Exercise
Print the entries below word for word; the pictures stay out of your copy.

________________________

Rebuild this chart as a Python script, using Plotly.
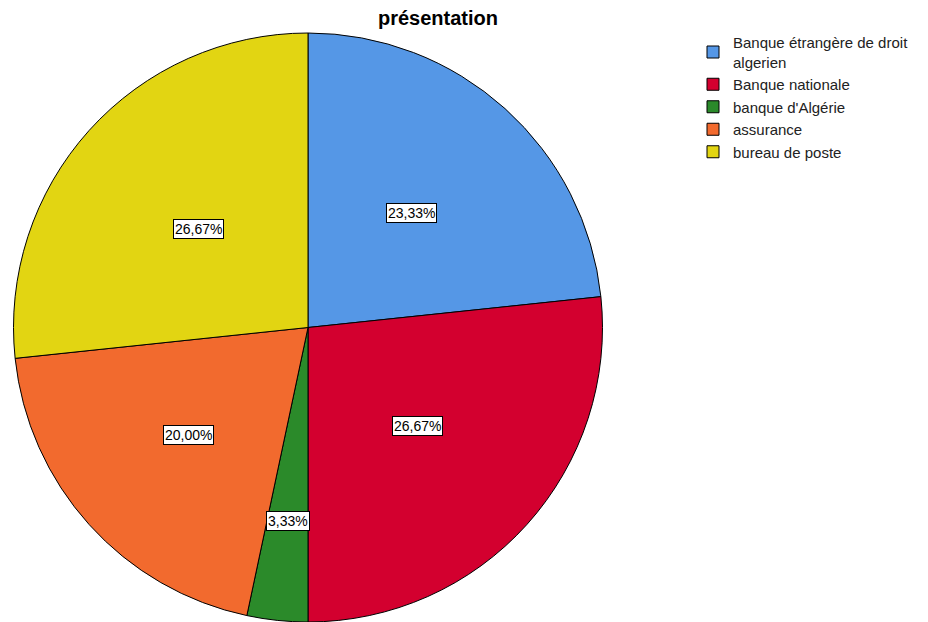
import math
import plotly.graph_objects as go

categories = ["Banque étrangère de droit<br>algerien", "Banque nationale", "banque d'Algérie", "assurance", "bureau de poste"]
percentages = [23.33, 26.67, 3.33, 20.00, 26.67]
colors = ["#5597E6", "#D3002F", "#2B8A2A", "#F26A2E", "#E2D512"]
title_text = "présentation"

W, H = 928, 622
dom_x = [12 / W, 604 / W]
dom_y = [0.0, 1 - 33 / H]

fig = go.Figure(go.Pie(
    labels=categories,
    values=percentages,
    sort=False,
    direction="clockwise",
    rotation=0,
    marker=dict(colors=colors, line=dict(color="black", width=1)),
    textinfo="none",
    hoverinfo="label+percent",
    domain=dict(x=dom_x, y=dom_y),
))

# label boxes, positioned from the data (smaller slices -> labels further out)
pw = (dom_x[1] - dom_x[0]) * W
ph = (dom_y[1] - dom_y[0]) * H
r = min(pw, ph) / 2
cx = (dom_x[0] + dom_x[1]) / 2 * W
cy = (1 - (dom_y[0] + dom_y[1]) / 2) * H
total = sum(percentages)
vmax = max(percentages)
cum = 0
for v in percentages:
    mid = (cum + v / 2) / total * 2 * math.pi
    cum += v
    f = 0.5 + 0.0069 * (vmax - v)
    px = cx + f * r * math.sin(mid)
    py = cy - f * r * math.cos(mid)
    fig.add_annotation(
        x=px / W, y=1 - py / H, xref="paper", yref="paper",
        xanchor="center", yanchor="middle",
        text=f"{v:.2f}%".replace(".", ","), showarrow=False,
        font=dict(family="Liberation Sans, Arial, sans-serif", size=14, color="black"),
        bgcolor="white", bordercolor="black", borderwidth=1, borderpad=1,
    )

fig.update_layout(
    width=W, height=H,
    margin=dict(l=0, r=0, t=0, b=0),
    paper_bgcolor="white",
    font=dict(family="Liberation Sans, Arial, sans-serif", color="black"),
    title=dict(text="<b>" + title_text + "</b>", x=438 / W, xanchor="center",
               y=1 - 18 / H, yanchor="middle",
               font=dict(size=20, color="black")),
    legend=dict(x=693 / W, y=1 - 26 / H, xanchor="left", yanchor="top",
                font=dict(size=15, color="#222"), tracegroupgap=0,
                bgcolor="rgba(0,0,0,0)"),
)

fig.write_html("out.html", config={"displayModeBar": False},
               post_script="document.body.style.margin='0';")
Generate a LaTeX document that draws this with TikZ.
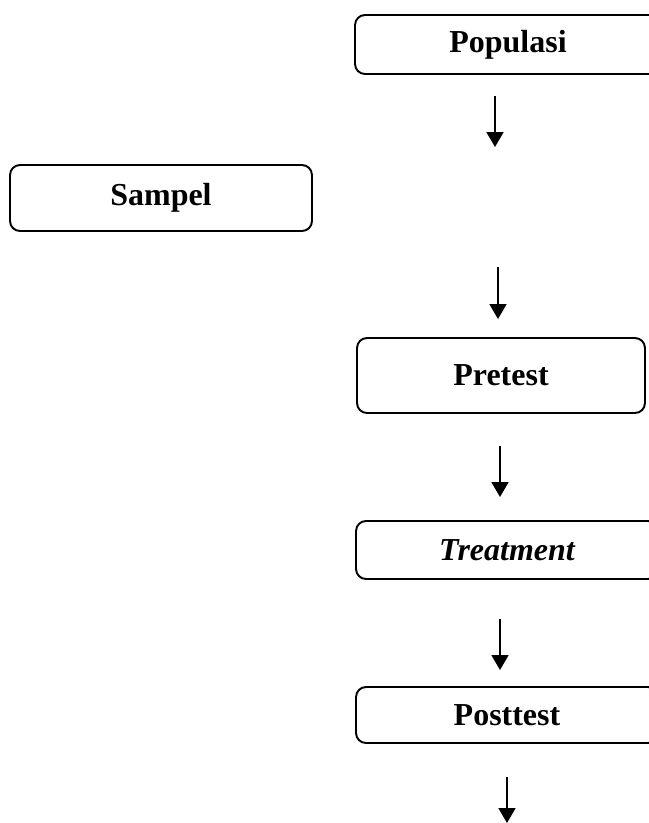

________________________

Response
Rebuild this chart as a Python script, using Plotly.
import math
import plotly.graph_objects as go

categories = ["Banque étrangère de droit<br>algerien", "Banque nationale", "banque d'Algérie", "assurance", "bureau de poste"]
percentages = [23.33, 26.67, 3.33, 20.00, 26.67]
colors = ["#5597E6", "#D3002F", "#2B8A2A", "#F26A2E", "#E2D512"]
title_text = "présentation"

W, H = 928, 622
dom_x = [12 / W, 604 / W]
dom_y = [0.0, 1 - 33 / H]

fig = go.Figure(go.Pie(
    labels=categories,
    values=percentages,
    sort=False,
    direction="clockwise",
    rotation=0,
    marker=dict(colors=colors, line=dict(color="black", width=1)),
    textinfo="none",
    hoverinfo="label+percent",
    domain=dict(x=dom_x, y=dom_y),
))

# label boxes, positioned from the data (smaller slices -> labels further out)
pw = (dom_x[1] - dom_x[0]) * W
ph = (dom_y[1] - dom_y[0]) * H
r = min(pw, ph) / 2
cx = (dom_x[0] + dom_x[1]) / 2 * W
cy = (1 - (dom_y[0] + dom_y[1]) / 2) * H
total = sum(percentages)
vmax = max(percentages)
cum = 0
for v in percentages:
    mid = (cum + v / 2) / total * 2 * math.pi
    cum += v
    f = 0.5 + 0.0069 * (vmax - v)
    px = cx + f * r * math.sin(mid)
    py = cy - f * r * math.cos(mid)
    fig.add_annotation(
        x=px / W, y=1 - py / H, xref="paper", yref="paper",
        xanchor="center", yanchor="middle",
        text=f"{v:.2f}%".replace(".", ","), showarrow=False,
        font=dict(family="Liberation Sans, Arial, sans-serif", size=14, color="black"),
        bgcolor="white", bordercolor="black", borderwidth=1, borderpad=1,
    )

fig.update_layout(
    width=W, height=H,
    margin=dict(l=0, r=0, t=0, b=0),
    paper_bgcolor="white",
    font=dict(family="Liberation Sans, Arial, sans-serif", color="black"),
    title=dict(text="<b>" + title_text + "</b>", x=438 / W, xanchor="center",
               y=1 - 18 / H, yanchor="middle",
               font=dict(size=20, color="black")),
    legend=dict(x=693 / W, y=1 - 26 / H, xanchor="left", yanchor="top",
                font=dict(size=15, color="#222"), tracegroupgap=0,
                bgcolor="rgba(0,0,0,0)"),
)

fig.write_html("out.html", config={"displayModeBar": False},
               post_script="document.body.style.margin='0';")
Generate a LaTeX document that draws this with TikZ.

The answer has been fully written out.